AI vs Buatan Manusia, Bisakah Gantikan Pekerja Seni?
Kemunculan AI tak dipungkiri membawa dampak positif bagi kehidupan. Namun, tidak dapat disangkal pula jika teknologi ini juga menimbulkan keresahan.
Penulis: Aisyah Nursyamsi
Editor: Willem Jonata
Laporan Wartawan Tribunnews.com, Aisyah Nursyamsi
TRIBUNNEWS.COM, JAKARTA - Pesatnya penggunaan kecerdasan buatan (artificial intelligence/AI) kini tersebar luas di berbagai sektor dan aplikasi.
Kemunculan AI tidak dipungkiri membawa dampak yang positif bagi kehidupan. Namun, tidak dapat disangkal pula jika teknologi ini juga menimbulkan keresahan.
Pekerjaan yang digeluti manusia seperti menulis hingga pekerja seni seperti membuat ilustrator dan desain disebut-sebut dapat tergantikan dengan AI.
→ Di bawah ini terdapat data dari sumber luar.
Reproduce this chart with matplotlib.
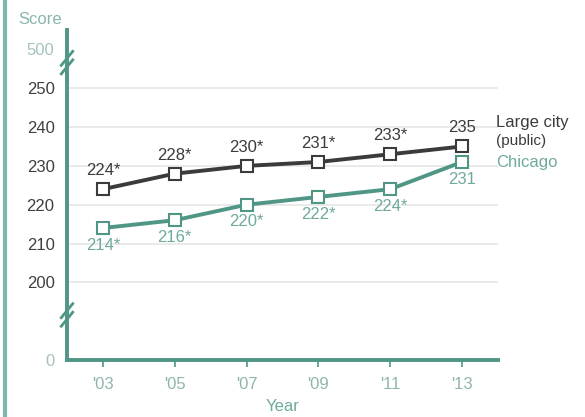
import matplotlib
matplotlib.use("Agg")
import matplotlib.pyplot as plt
from matplotlib.lines import Line2D

plt.rcParams['font.family'] = ['Liberation Sans', 'DejaVu Sans']

years = ["'03", "'05", "'07", "'09", "'11", "'13"]
large_city = [224, 228, 230, 231, 233, 235]
chicago = [214, 216, 220, 222, 224, 231]
large_labels = ["224*", "228*", "230*", "231*", "233*", "235"]
chicago_labels = ["214*", "216*", "220*", "222*", "224*", "231"]

# Broken y scale: 0 drawn at 180, 500 drawn at 260
grid_ticks = [200, 210, 220, 230, 240, 250]
zero_pos, top_pos = 180, 260

TEAL = "#4f9687"
TEAL_LIGHT = "#6fa99d"
DARK = "#3b3b3b"
GRID = "#e6e6e6"
FS = 12

fig = plt.figure(figsize=(5.85, 4.17), dpi=100)
ax = fig.add_axes([67 / 585, 1 - 360 / 417, (498 - 67) / 585, (360 - 30) / 417])
ax.set_ylim(zero_pos, 265)
ax.set_xlim(-0.5, 5.5)

x = list(range(len(years)))
for g in grid_ticks:
    ax.axhline(g, color=GRID, lw=1.2, zorder=0)

ax.plot(x, large_city, color=DARK, lw=2.8, marker='s', ms=8,
        mfc='white', mec=DARK, mew=1.5, zorder=3)
ax.plot(x, chicago, color=TEAL, lw=2.8, marker='s', ms=8,
        mfc='white', mec=TEAL, mew=1.5, zorder=3)

for xi, v, t in zip(x, large_city, large_labels):
    ax.annotate(t, (xi, v), xytext=(0, 8), textcoords='offset points',
                ha='center', va='bottom', fontsize=FS, color=DARK)
for xi, v, t in zip(x, chicago, chicago_labels):
    ax.annotate(t, (xi, v), xytext=(0, -7), textcoords='offset points',
                ha='center', va='top', fontsize=FS, color=TEAL_LIGHT)

# Series names at the right end
ax.text(5.47, 241.2, "Large city", ha='left', va='center', fontsize=FS,
        color=DARK, clip_on=False)
ax.text(5.47, 236.3, "(public)", ha='left', va='center', fontsize=11,
        color=DARK, clip_on=False)
ax.text(5.47, 230.8, "Chicago", ha='left', va='center', fontsize=FS,
        color=TEAL_LIGHT, clip_on=False)

# Axes styling
for s in ['top', 'right']:
    ax.spines[s].set_visible(False)
for s in ['left', 'bottom']:
    ax.spines[s].set_color(TEAL)
    ax.spines[s].set_linewidth(2.8)

ax.set_yticks([zero_pos] + grid_ticks + [top_pos])
ax.set_yticklabels(["0"] + [str(g) for g in grid_ticks] + ["500"], fontsize=FS)
ax.tick_params(axis='y', length=0, pad=9)
for lbl in ax.get_yticklabels():
    if lbl.get_text() in ("0", "500"):
        lbl.set_color("#a3c4bd")
    else:
        lbl.set_color("#3f3f3f")

ax.set_xticks(x)
ax.set_xticklabels(years, fontsize=FS, color="#8fb5ad")
ax.tick_params(axis='x', length=5, width=1.2, color=TEAL, pad=7)

ax.set_xlabel("Year", fontsize=FS, color=TEAL_LIGHT, labelpad=5)
ax.text(-0.063, 1.01, "Score", transform=ax.transAxes, ha='center', va='bottom',
        fontsize=FS, color="#8ab5ad", clip_on=False)

# Axis-break marks
for yb in (256.6, 191.6):
    for dy in (-1.1, 1.1):
        y0 = yb + dy
        ax.plot([-0.58, -0.42], [y0 - 1.8, y0 + 1.8], color=TEAL,
                lw=2.0, clip_on=False, zorder=5)

# Panel edge on the left
fig.add_artist(Line2D([5 / 585, 5 / 585], [0, 1], color="#7fb8ad", lw=3,
                      transform=fig.transFigure))

fig.savefig("out.png", dpi=100)
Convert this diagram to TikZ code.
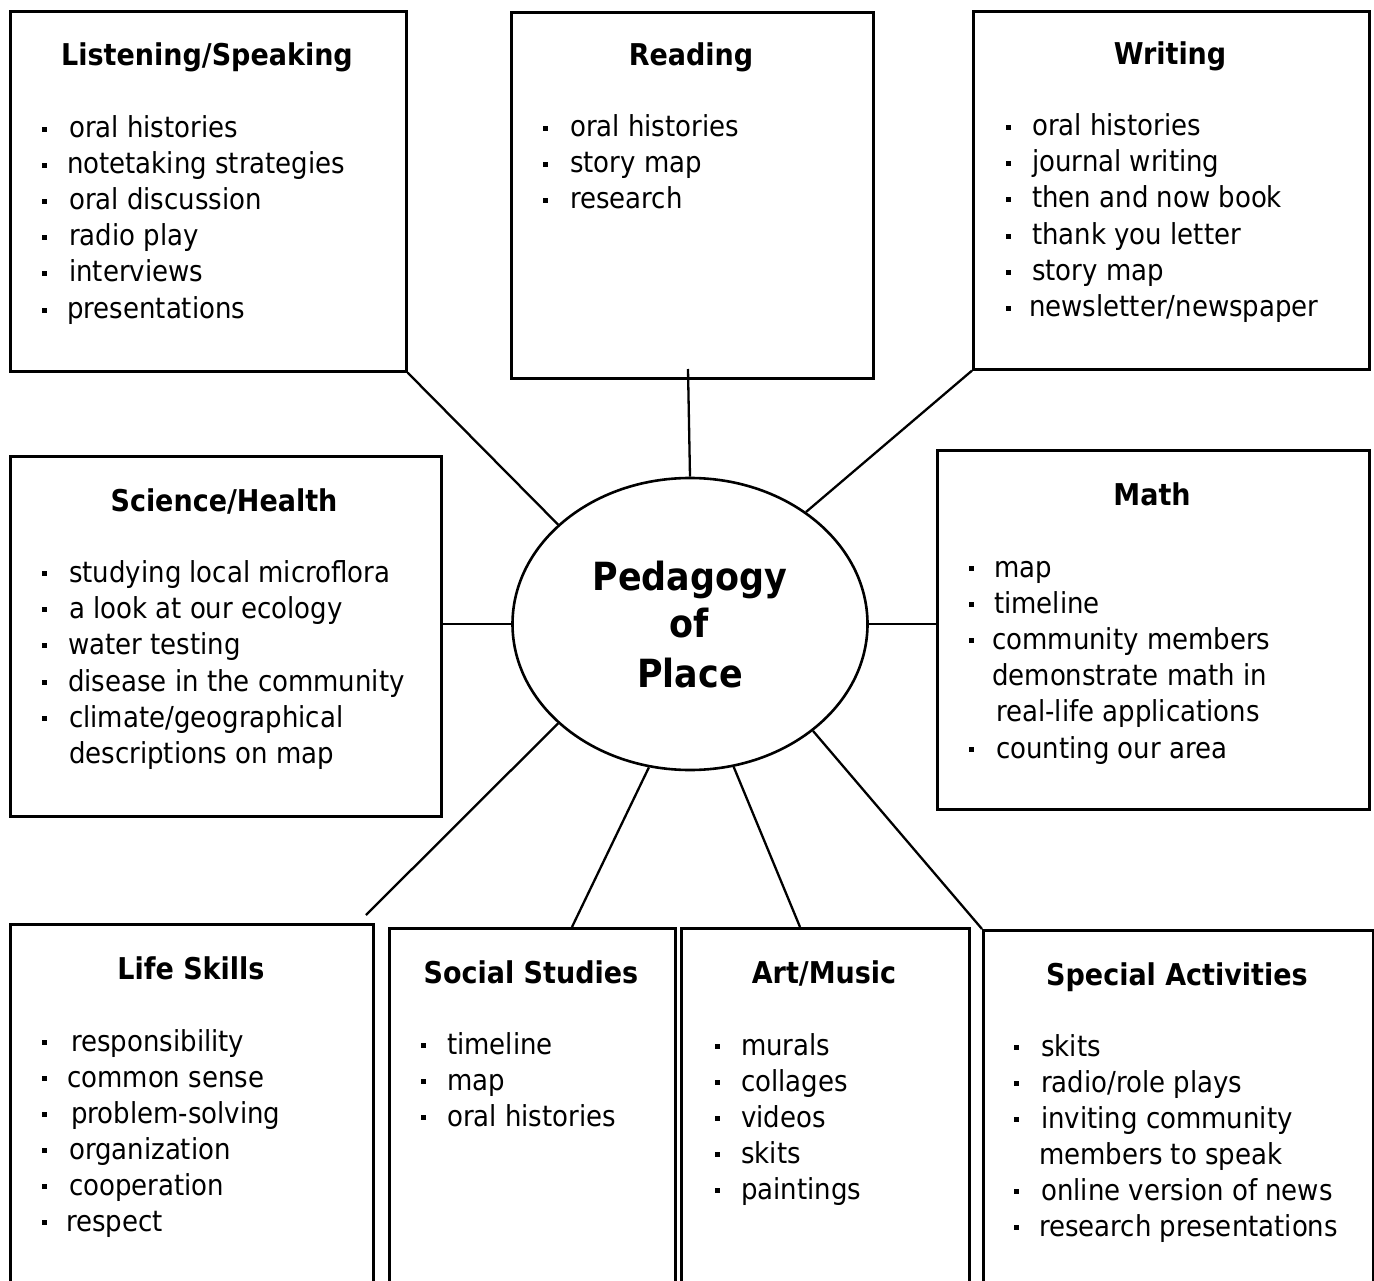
\documentclass[tikz,border=0pt]{standalone}
\usepackage{fontspec}
\setmainfont{DejaVu Sans Condensed}
\usetikzlibrary{shapes.geometric}
\tikzset{
  x=1pt, y=-1pt,
  box/.style={draw, line width=2.6pt, rectangle, inner sep=0pt, anchor=north west},
  conn/.style={line width=2.3pt},
  ttl/.style={font=\fontsize{30}{34}\selectfont\bfseries, anchor=base, inner sep=0pt},
  itm/.style={font=\fontsize{28.9}{34}\selectfont, anchor=base west, inner sep=0pt},
  bul/.style={fill=black, draw=none, minimum size=5pt, inner sep=0pt},
  ctr/.style={font=\fontsize{38.8}{44}\selectfont\bfseries, anchor=base, inner sep=0pt},
}
\newcommand\bitem[5]{%
  \node[bul] (#1b) at (#2+2.5, #4-8.5) {};
  \node[itm] (#1) at (#3,#4) {#5};}
\newcommand\citem[4]{\node[itm] (#1) at (#2,#3) {#4};}
\begin{document}
\begin{tikzpicture}
\useasboundingbox (0,0) rectangle (1374,1281);
\clip (0,0) rectangle (1374,1281);

% centre
\node[draw, ellipse, line width=2.6pt, minimum width=355pt, minimum height=292pt, inner sep=0pt] (ped) at (690,624) {};
\node[ctr] (pedA) at (690,590) {Pedagogy};
\node[ctr] (pedB) at (689,637) {of};
\node[ctr] (pedC) at (690,687) {Place};

% boxes
\node[box, minimum width=396pt, minimum height=360pt] (lis) at (9,10) {};
\node[box, minimum width=362pt, minimum height=366pt] (rea) at (510,11) {};
\node[box, minimum width=396pt, minimum height=358pt] (wri) at (972,10) {};
\node[box, minimum width=431pt, minimum height=360pt] (sci) at (9,455) {};
\node[box, minimum width=432pt, minimum height=359pt] (mat) at (936,449) {};
\node[box, minimum width=363pt, minimum height=400pt] (lif) at (9,923) {};
\node[box, minimum width=286pt, minimum height=400pt] (soc) at (388,927) {};
\node[box, minimum width=288pt, minimum height=400pt] (art) at (680,927) {};
\node[box, minimum width=390pt, minimum height=400pt] (spe) at (982,929) {};

% connectors
\coordinate (reac) at (688,369);
\coordinate (lifc) at (366,915);
\coordinate (socc) at (572,927);
\coordinate (artc) at (800,927);
\draw[conn] (lis.south east) -- (ped.143);
\draw[conn] (reac) -- (ped.north);
\draw[conn] (wri.south west) -- (ped.44);
\draw[conn] (sci.east |- ped.west) -- (ped.west);
\draw[conn] (mat.west |- ped.east) -- (ped.east);
\draw[conn] (lifc) -- (ped.217);
\draw[conn] (socc) -- (ped.254);
\draw[conn] (artc) -- (ped.287);
\draw[conn] (spe.north west) -- (ped.319);

% Listening/Speaking
\node[ttl] (lisT) at (207,66) {Listening/Speaking};
\bitem{lis1}{42}{69}{138}{oral histories}
\bitem{lis2}{42}{67}{174}{notetaking strategies}
\bitem{lis3}{42}{69}{210}{oral discussion}
\bitem{lis4}{42}{69}{246}{radio play}
\bitem{lis5}{42}{69}{282}{interviews}
\bitem{lis6}{42}{67}{319}{presentations}

% Reading
\node[ttl] (reaT) at (691,66) {Reading};
\bitem{rea1}{543}{570}{137}{oral histories}
\bitem{rea2}{543}{570}{173}{story map}
\bitem{rea3}{543}{570}{209}{research}

% Writing
\node[ttl] (wriT) at (1170,65) {Writing};
\bitem{wri1}{1006}{1032}{136}{oral histories}
\bitem{wri2}{1006}{1032}{172}{journal writing}
\bitem{wri3}{1006}{1032}{208}{then and now book}
\bitem{wri4}{1006}{1032}{245}{thank you letter}
\bitem{wri5}{1006}{1032}{281}{story map}
\bitem{wri6}{1006}{1029}{317}{newsletter/newspaper}

% Science/Health
\node[ttl] (sciT) at (224,511) {Science/Health};
\bitem{sci1}{42}{69}{582}{studying local microflora}
\bitem{sci2}{42}{69}{618}{a look at our ecology}
\bitem{sci3}{42}{68}{654}{water testing}
\bitem{sci4}{42}{68}{691}{disease in the community}
\bitem{sci5}{42}{69}{727}{climate/geographical}
\citem{sci6}{69}{763}{descriptions on map}

% Math
\node[ttl] (matT) at (1152,505) {Math};
\bitem{mat1}{969}{994}{577}{map}
\bitem{mat2}{969}{994}{613}{timeline}
\bitem{mat3}{969}{992}{649}{community members}
\citem{mat4}{992}{685}{demonstrate math in}
\citem{mat5}{996}{721}{real-life applications}
\bitem{mat6}{969}{996}{758}{counting our area}

% Life Skills
\node[ttl] (lifT) at (191,979) {Life Skills};
\bitem{lif1}{42}{71}{1051}{responsibility}
\bitem{lif2}{42}{67}{1087}{common sense}
\bitem{lif3}{42}{71}{1123}{problem-solving}
\bitem{lif4}{42}{69}{1159}{organization}
\bitem{lif5}{42}{69}{1195}{cooperation}
\bitem{lif6}{42}{66}{1231}{respect}

% Social Studies
\node[ttl] (socT) at (531,983) {Social Studies};
\bitem{soc1}{421}{447}{1054}{timeline}
\bitem{soc2}{421}{447}{1090}{map}
\bitem{soc3}{421}{447}{1126}{oral histories}

% Art/Music
\node[ttl] (artT) at (824,983) {Art/Music};
\bitem{art1}{715}{741}{1055}{murals}
\bitem{art2}{715}{741}{1091}{collages}
\bitem{art3}{715}{741}{1127}{videos}
\bitem{art4}{715}{741}{1163}{skits}
\bitem{art5}{715}{741}{1199}{paintings}

% Special Activities
\node[ttl] (speT) at (1177,985) {Special Activities};
\bitem{spe1}{1014}{1041}{1056}{skits}
\bitem{spe2}{1014}{1041}{1092}{radio/role plays}
\bitem{spe3}{1014}{1041}{1128}{inviting community}
\citem{spe4}{1039}{1164}{members to speak}
\bitem{spe5}{1014}{1041}{1200}{online version of news}
\bitem{spe6}{1014}{1039}{1236}{research presentations}
\end{tikzpicture}
\end{document}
Ketua Pelaksana Pameran Sampul Manusia sekaligus editorial Gramedia Pustaka Utama (GPU) Mirna Yulistiati pun bagikan pandangan terkait hal ini.
Menurutnya keresahan yang muncul tidak hanya soal apakah pekerjaan seni dapat tergantikan.
Keresahan juga muncul dari sisi etika teknologi tersebut.
Proses AI menghasilkan sebuah karya adalah dengan mengambil data-data yang sudah ada di google.
Baca juga: Teknologi AI Mengancam Peradaban Manusia, Begini Upaya Mitigasi Pemerintah
"Mengambil data dengan tidak izin. Dari data dikumpulkan dikombinasi, lalu dijual di beberapa platform," ungkapnya pada pameran Sampul Manusia yang menampilkan 1.000 sampul terbitan GPU di Jakarta, Rabu (27/3/2024).
Tidak dapat dipungkiri jika penggunaan AI sangat efesien, mudah dan murah. Bahkan dalam hitungan menit, sebuah ilustrasi bisa dihasilkan.
Berbeda dengan illustrator yang butuh waktu dalam memikirkan konsep.
Selain itu, illustrator juga mencurahkan mencurahkan hati, cinta dan air mata unti dunia yang begitu dicintai.
Namun sampai saat ini, menurut Marni masih ada yang tidak dapat diganti oleh AI.
"Tetapi menurut saya penggunaan air tidak bertanggungjawab dari sisi bias. AI belum bisa hati-hati menampilkan warna kulit, ras, gender," imbuhnya.